BEIRUT — A Syrian city that was bombed into submission three decades ago after a crushed uprising became a new center for protest and violence Friday, as activists said troops opened fire on a crowd of thousands and killed at least 34. Still, people nationwide poured into the streets in unprecedented numbers, defying the crackdown and a government chokehold on the Internet.
One of the largest protests calling for the ouster of President Bashar Assad was in Hama, where Assad’s father killed thousands in 1982 and emerged to rule uncontested, the carnage seared into national memory.
“It is a real massacre,” said a witness who took part in Friday’s Hama protests and fled the gunfire. “People were running, shouting. We ran up to people’s homes and hid there until the gunfire died down,” he said.
Friday’s protests appeared to be the biggest since the uprising began in mid-March, with people gathering in ever larger numbers in cities and towns across the country, said Rami Abdul-Rahman, director of the Syrian Observatory for Human Rights. Protests also swept through several Damascus suburbs, as well as the capital’s central Midan neighborhood, which has seen demonstrations in recent weeks.
The movement has been loosely organized on Facebook pages and increasingly inspired by footage of the crackdown on YouTube and other video sharing sites, but Friday’s Internet cuts appeared not to deter participants. Abdul-Rahman said the increase in protesters reflected the lack of trust in any government concessions, including a call for national dialogue.

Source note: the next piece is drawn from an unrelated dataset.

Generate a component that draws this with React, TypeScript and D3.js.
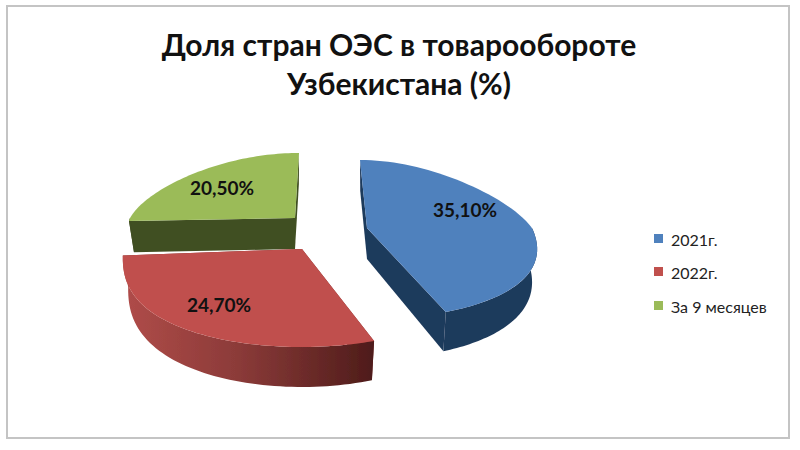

In Hama, the witness and activists said at least 100,000 people took part in the protest, making it one of the largest in the city since the start of the 11-week uprising. Thirty-four people were killed, said Abdul-Rahman.
Rights groups say more than 1,100 people have been killed nationwide since mid-March.
“Today’s protests are a reaction to the so-called overtures by the regime which has lost all credibility. It’s the people saying we will not accept this anymore,” said Najib al-Ghadban, a U.S.-based Syrian academic and political activist.
Al-Ghadban said the Hama demonstration was especially significant, calling it “a qualitative leap that will encourage others to do the same.”
He said most of the protesters were born after the 1982 massacre and do not harbor the same fear as their elders. “They heard about it, which is positive because it makes them more bent on keeping their protest movement peaceful. They don’t want a repetition of the massacres.”
“You cannot separate what happened in 1982 from what is happening now. It’s the same trend, but of course the world has changed so it cannot be on the same scale,” he said.
The Syrian Brotherhood, a Sunni Muslim fundamentalist movement, led a violent campaign against the government of Assad’s father, late President Hafez Assad, in the late 1970s and early 1980s. Assassinations and bomb attacks killed hundreds as the group attempted to install Islamic rule.
In 1982, Assad’s army crushed a Sunni uprising by the Brotherhood in Hama over a three-week period, flattening much of the city and killing 10,000 to 25,000 people, according to Amnesty International estimates.